MATERIAL SHOWN>
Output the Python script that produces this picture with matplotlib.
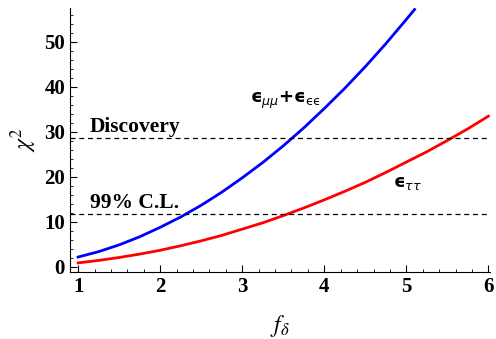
import matplotlib.pyplot as plt
from matplotlib.ticker import MultipleLocator

# f_delta grid and chi^2 values
x_blue = [1.0, 1.25, 1.5, 1.75, 2.0, 2.25, 2.5, 2.75, 3.0, 3.25, 3.5, 3.75,
          4.0, 4.25, 4.5, 4.75, 5.0, 5.1]
chi2_mm_ee = [2.2, 3.4, 4.9, 6.7, 8.8, 11.1, 13.7, 16.6, 19.8, 23.2, 26.9,
              30.9, 35.2, 39.7, 44.5, 49.6, 55.0, 57.2]
x_red = [1.0, 1.25, 1.5, 1.75, 2.0, 2.25, 2.5, 2.75, 3.0, 3.25, 3.5, 3.75,
         4.0, 4.25, 4.5, 4.75, 5.0, 5.25, 5.5, 5.75, 6.0]
chi2_tt = [0.9, 1.45, 2.1, 2.85, 3.7, 4.7, 5.8, 7.0, 8.4, 9.8, 11.4, 13.1,
           14.9, 16.8, 18.8, 21.0, 23.3, 25.6, 28.1, 30.7, 33.5]
discovery = 28.7
cl99 = 11.8

plt.rcParams['font.family'] = 'Liberation Serif'
plt.rcParams['mathtext.fontset'] = 'stix'

fig = plt.figure(figsize=(4.96, 3.39), dpi=100)
ax = fig.add_axes([0.141, 0.198, 0.847, 0.778])

ax.plot(x_blue, chi2_mm_ee, color='#0000ff', lw=2)
ax.plot(x_red, chi2_tt, color='#ff0000', lw=2)
ax.axhline(discovery, color='black', lw=0.9, ls=(0, (4, 3)))
ax.axhline(cl99, color='black', lw=0.9, ls=(0, (4, 3)))

ax.text(1.14, discovery + 1.2, 'Discovery', fontsize=15.5, fontweight='bold')
ax.text(1.14, cl99 + 1.2, '99% C.L.', fontsize=15.5, fontweight='bold')
ax.text(3.1, 37, '\u03f5$_{\\mu\\mu}$+\u03f5$_{\\mathrm{\u03f5\u03f5}}$',
        fontsize=13, va='center', family='DejaVu Sans', fontweight='bold',
        math_fontfamily='dejavusans')
ax.text(4.84, 18.7, '\u03f5$_{\\tau\\tau}$', fontsize=13, va='center',
        family='DejaVu Sans', fontweight='bold', math_fontfamily='dejavusans')

ax.set_xlim(0.9, 6.02)
ax.set_ylim(-1.1, 57.5)
ax.xaxis.set_major_locator(MultipleLocator(1))
ax.xaxis.set_minor_locator(MultipleLocator(0.2))
ax.yaxis.set_major_locator(MultipleLocator(10))
ax.yaxis.set_minor_locator(MultipleLocator(2))
ax.tick_params(which='both', direction='in', labelsize=15)
ax.tick_params(which='major', length=5)
ax.tick_params(which='minor', length=2.5)
for lab in ax.get_xticklabels() + ax.get_yticklabels():
    lab.set_fontweight('bold')
ax.spines['top'].set_visible(False)
ax.spines['right'].set_visible(False)

ax.set_xlabel(r'$f_\delta$', fontsize=17, labelpad=12)
ax.set_ylabel(r'$\chi^2$', fontsize=17, labelpad=4)

fig.savefig('out.png', dpi=100)
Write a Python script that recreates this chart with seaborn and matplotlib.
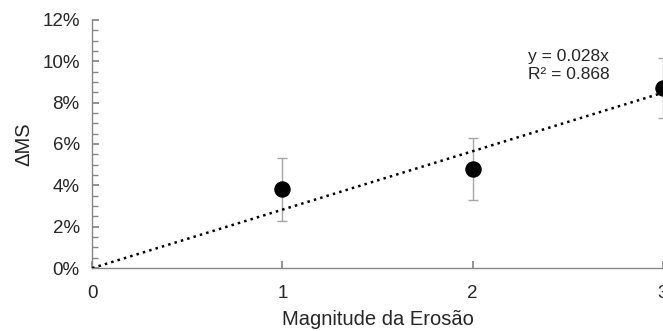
import numpy as np
import pandas as pd
import matplotlib.pyplot as plt
from matplotlib.ticker import MultipleLocator, PercentFormatter
import seaborn as sns

# Dados
magnitude = [1, 2, 3]
delta_ms = [3.82, 4.78, 8.73]   # %
erro = [1.52, 1.51, 1.45]        # %
equacao = ["y = 0.028x", "R² = 0.868"]

sns.set_theme(style="ticks")
plt.rcParams['font.family'] = ['Liberation Sans', 'DejaVu Sans']

df = pd.DataFrame({"x": magnitude, "y": delta_ms, "err": erro})

# Linha de tendência pela origem
x = np.array(magnitude, dtype=float)
y = np.array(delta_ms)
slope = np.sum(x * y) / np.sum(x * x)
trend = pd.DataFrame({"x": [0, 3], "y": [0, slope * 3]})

fig = plt.figure(figsize=(6.63, 3.31), dpi=100)
ax = fig.add_axes([0.139, 0.19, 0.861, 0.75])

ax.errorbar(df["x"], df["y"], yerr=df["err"], fmt="none", ecolor="#a6a6a6",
            elinewidth=1, capsize=3.5, capthick=1, zorder=2)
sns.lineplot(data=trend, x="x", y="y", ax=ax, color="black", linestyle=":",
             linewidth=1.8, zorder=3)
sns.scatterplot(data=df, x="x", y="y", ax=ax, color="black", s=120,
                edgecolor="black", zorder=4, clip_on=False)

ax.set_xlim(0, 3)
ax.set_ylim(0, 12)
ax.xaxis.set_major_locator(MultipleLocator(1))
ax.yaxis.set_major_locator(MultipleLocator(2))
ax.yaxis.set_minor_locator(MultipleLocator(0.5))
ax.yaxis.set_major_formatter(PercentFormatter(decimals=0))

for s in ["top", "right"]:
    ax.spines[s].set_visible(False)
for s in ["left", "bottom"]:
    ax.spines[s].set_color("#868686")
    ax.spines[s].set_linewidth(1)

ax.tick_params(axis="both", which="both", direction="in", color="#868686",
               labelsize=13.5, labelcolor="#262626")
ax.tick_params(axis="y", which="major", length=5, pad=9)
ax.tick_params(axis="y", which="minor", length=4)
ax.tick_params(axis="x", which="major", length=5, pad=12)

ax.set_xlabel("Magnitude da Erosão", fontsize=14.5, color="#262626", labelpad=6)
ax.set_ylabel("ΔMS", fontsize=14.5, color="#262626", labelpad=6)

ax.text(2.293, 9.8, "\n".join(equacao), fontsize=12.5,
        color="#262626", ha="left", va="center", linespacing=1.3)

fig.savefig("out.png", dpi=100)
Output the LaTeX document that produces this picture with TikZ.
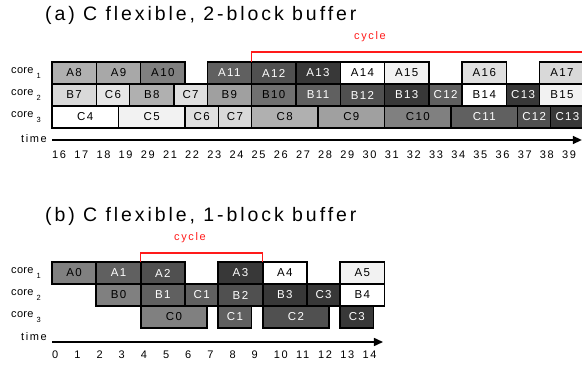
\documentclass[tikz,border=0pt]{standalone}
\usepackage{fontspec}
\setmainfont{Liberation Sans}
\newfontfamily\titlefont[LetterSpace=15]{Liberation Sans}
\newfontfamily\lblfont[LetterSpace=15]{Liberation Sans}
\newfontfamily\boxfont[LetterSpace=12]{Liberation Sans}
\newfontfamily\corefont[LetterSpace=3]{Liberation Sans}
\usetikzlibrary{arrows.meta}
\definecolor{gA}{HTML}{F2F2F2}
\definecolor{gB}{HTML}{E6E6E6}
\definecolor{gC}{HTML}{E0E0E0}
\definecolor{gD}{HTML}{D9D9D9}
\definecolor{gE}{HTML}{B0B0B0}
\definecolor{gF}{HTML}{A8A8A8}
\definecolor{gG}{HTML}{A0A0A0}
\definecolor{gH}{HTML}{808080}
\definecolor{gI}{HTML}{707070}
\definecolor{gJ}{HTML}{606060}
\definecolor{gK}{HTML}{505050}
\definecolor{gL}{HTML}{383838}
\definecolor{cyc}{HTML}{FF1A1A}
\newcommand\tbox[7]{\node[tbx, fill=#5, text=#6, minimum width={(#3-#2)*22.17pt}, anchor=north west] (#1) at (#2,#4) {#7};}
\newcommand\corelbl[1]{core\hspace{3pt}\raisebox{-4.5pt}{\fontsize{7.5}{8}\selectfont #1}}
\tikzset{
  tbx/.style={draw=black, line width=1.3pt, inner sep=0pt, outer sep=0pt, minimum height=22pt,
    font=\boxfont\fontsize{11.5}{13}\selectfont},
  numlbl/.style={anchor=west, inner sep=0pt, font=\lblfont\fontsize{11}{13}\selectfont},
  corelab/.style={anchor=west, inner sep=0pt, font=\corefont\fontsize{11}{13}\selectfont},
  timelab/.style={anchor=east, inner sep=0pt, font=\lblfont\fontsize{11}{13}\selectfont},
  title/.style={anchor=base west, inner sep=0pt, font=\titlefont\fontsize{19.5}{23}\selectfont},
  cyclab/.style={inner sep=0pt, text=cyc, font=\lblfont\fontsize{11}{13}\selectfont},
  cycline/.style={draw=cyc, line width=1.3pt},
  axis/.style={line width=1.5pt, -{Triangle[length=9pt,width=8pt]}}
}
\begin{document}
\begin{tikzpicture}[x=1pt,y=-1pt]
\useasboundingbox (0,0) rectangle (582,369);
% ---------- (a) ----------
\node[title] (ta) at (45,21) {(a) C flexible, 2-block buffer};
\node[cyclab] (cyca) at (370,37) {cycle};
\node[corelab] (ac1) at (11,73) {\corelbl{1}};
\node[corelab] (ac2) at (11,95) {\corelbl{2}};
\node[corelab] (ac3) at (11,117) {\corelbl{3}};
\node[timelab] (atime) at (47,139) {time};
\begin{scope}[x=22.17pt, shift={(-302.72pt,0pt)}]
 \tbox{aA8}{16}{18}{62}{gE}{black}{A8}
 \tbox{aA9}{18}{20}{62}{gF}{black}{A9}
 \tbox{aA10}{20}{22}{62}{gH}{black}{A10}
 \tbox{aA11}{23}{25}{62}{gJ}{white}{A11}
 \tbox{aA12}{25}{27}{62}{gK}{white}{A12}
 \tbox{aA13}{27}{29}{62}{gL}{white}{A13}
 \tbox{aA14}{29}{31}{62}{white}{black}{A14}
 \tbox{aA15}{31}{33}{62}{gA}{black}{A15}
 \tbox{aA16}{34.5}{36.5}{62}{gC}{black}{A16}
 \tbox{aA17}{38}{40}{62}{gD}{black}{A17}
 \tbox{aB7}{16}{18}{84}{gD}{black}{B7}
 \tbox{aC6}{18}{19.5}{84}{gB}{black}{C6}
 \tbox{aB8}{19.5}{21.5}{84}{gE}{black}{B8}
 \tbox{aC7}{21.5}{23}{84}{gC}{black}{C7}
 \tbox{aB9}{23}{25}{84}{gG}{black}{B9}
 \tbox{aB10}{25}{27}{84}{gI}{black}{B10}
 \tbox{aB11}{27}{29}{84}{gJ}{white}{B11}
 \tbox{aB12}{29}{31}{84}{gK}{white}{B12}
 \tbox{aB13}{31}{33}{84}{gL}{white}{B13}
 \tbox{aC12}{33}{34.5}{84}{gJ}{white}{C12}
 \tbox{aB14}{34.5}{36.5}{84}{white}{black}{B14}
 \tbox{aC13}{36.5}{38}{84}{gL}{white}{C13}
 \tbox{aB15}{38}{40}{84}{gA}{black}{B15}
 \tbox{aC4}{16}{19}{106}{white}{black}{C4}
 \tbox{aC5}{19}{22}{106}{gA}{black}{C5}
 \tbox{aC6b}{22}{23.5}{106}{gC}{black}{C6}
 \tbox{aC7b}{23.5}{25}{106}{gD}{black}{C7}
 \tbox{aC8}{25}{28}{106}{gE}{black}{C8}
 \tbox{aC9}{28}{31}{106}{gG}{black}{C9}
 \tbox{aC10}{31}{34}{106}{gH}{black}{C10}
 \tbox{aC11}{34}{37}{106}{gJ}{white}{C11}
 \tbox{aC12b}{37}{38.5}{106}{gK}{white}{C12}
 \tbox{aC13b}{38.5}{40}{106}{gL}{white}{C13}
 \coordinate (aax0) at (16,140);
 \coordinate (aax1) at (39.9,140);
 \coordinate (acycE) at (40,52);
 \foreach \t/\l in {16/16,17/17,18/18,19/19,20/29,21/21,22/22,23/23,24/24,25/25,26/26,27/27,28/28,29/29,30/30,31/31,32/32,33/33,34/34,35/35,36/36,37/37,38/38,39/39}
   \node[numlbl] (an\t) at (\t,155) {\l};
\end{scope}
\draw[axis] (aax0) -- (aax1);
\draw[cycline] (aA12.north west) |- (acycE);
% ---------- (b) ----------
\node[title] (tb) at (45,222) {(b) C flexible, 1-block buffer};
\node[cyclab] (cycb) at (190,238) {cycle};
\node[corelab] (bc1) at (11,273) {\corelbl{1}};
\node[corelab] (bc2) at (11,295) {\corelbl{2}};
\node[corelab] (bc3) at (11,317) {\corelbl{3}};
\node[timelab] (btime) at (47,337) {time};
\begin{scope}[x=22.17pt, shift={(52pt,0pt)}, tbx/.append style={line width=1.8pt}]
 \tbox{bA0}{0}{2}{262}{gH}{black}{A0}
 \tbox{bA1}{2}{4}{262}{gJ}{white}{A1}
 \tbox{bA2}{4}{6}{262}{gK}{white}{A2}
 \tbox{bA3}{7.5}{9.5}{262}{gL}{white}{A3}
 \tbox{bA4}{9.5}{11.5}{262}{white}{black}{A4}
 \tbox{bA5}{13}{15}{262}{gA}{black}{A5}
 \tbox{bB0}{2}{4}{284}{gH}{black}{B0}
 \tbox{bB1}{4}{6}{284}{gJ}{white}{B1}
 \tbox{bC1}{6}{7.5}{284}{gJ}{white}{C1}
 \tbox{bB2}{7.5}{9.5}{284}{gK}{white}{B2}
 \tbox{bB3}{9.5}{11.5}{284}{gL}{white}{B3}
 \tbox{bC3}{11.5}{13}{284}{gL}{white}{C3}
 \tbox{bB4}{13}{15}{284}{white}{black}{B4}
 \tbox{bC0}{4}{7}{306}{gH}{black}{C0}
 \tbox{bC1b}{7.5}{9}{306}{gJ}{white}{C1}
 \tbox{bC2}{9.5}{12.5}{306}{gK}{white}{C2}
 \tbox{bC3b}{13}{14.5}{306}{gL}{white}{C3}
 \coordinate (bax0) at (0,342);
 \coordinate (bax1) at (14.93,342);
 \coordinate (bcycT) at (4,253);
 \foreach \t in {0,...,14}
   \node[numlbl] (bn\t) at (\t,355) {\t};
\end{scope}
\draw[axis] (bax0) -- (bax1);
\draw[cycline] (bA2.north west) |- (bcycT) -| (bA4.north west);
\end{tikzpicture}
\end{document}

REQUEST>
Print exactly the first line of the entries and every line after it through the one that contains "ax = fig.add_axes([0.141, 0.198, 0.847, 0.778])", leaving the pictures out.

ANSWER>
Output the Python script that produces this picture with matplotlib.
import matplotlib.pyplot as plt
from matplotlib.ticker import MultipleLocator

# f_delta grid and chi^2 values
x_blue = [1.0, 1.25, 1.5, 1.75, 2.0, 2.25, 2.5, 2.75, 3.0, 3.25, 3.5, 3.75,
          4.0, 4.25, 4.5, 4.75, 5.0, 5.1]
chi2_mm_ee = [2.2, 3.4, 4.9, 6.7, 8.8, 11.1, 13.7, 16.6, 19.8, 23.2, 26.9,
              30.9, 35.2, 39.7, 44.5, 49.6, 55.0, 57.2]
x_red = [1.0, 1.25, 1.5, 1.75, 2.0, 2.25, 2.5, 2.75, 3.0, 3.25, 3.5, 3.75,
         4.0, 4.25, 4.5, 4.75, 5.0, 5.25, 5.5, 5.75, 6.0]
chi2_tt = [0.9, 1.45, 2.1, 2.85, 3.7, 4.7, 5.8, 7.0, 8.4, 9.8, 11.4, 13.1,
           14.9, 16.8, 18.8, 21.0, 23.3, 25.6, 28.1, 30.7, 33.5]
discovery = 28.7
cl99 = 11.8

plt.rcParams['font.family'] = 'Liberation Serif'
plt.rcParams['mathtext.fontset'] = 'stix'

fig = plt.figure(figsize=(4.96, 3.39), dpi=100)
ax = fig.add_axes([0.141, 0.198, 0.847, 0.778])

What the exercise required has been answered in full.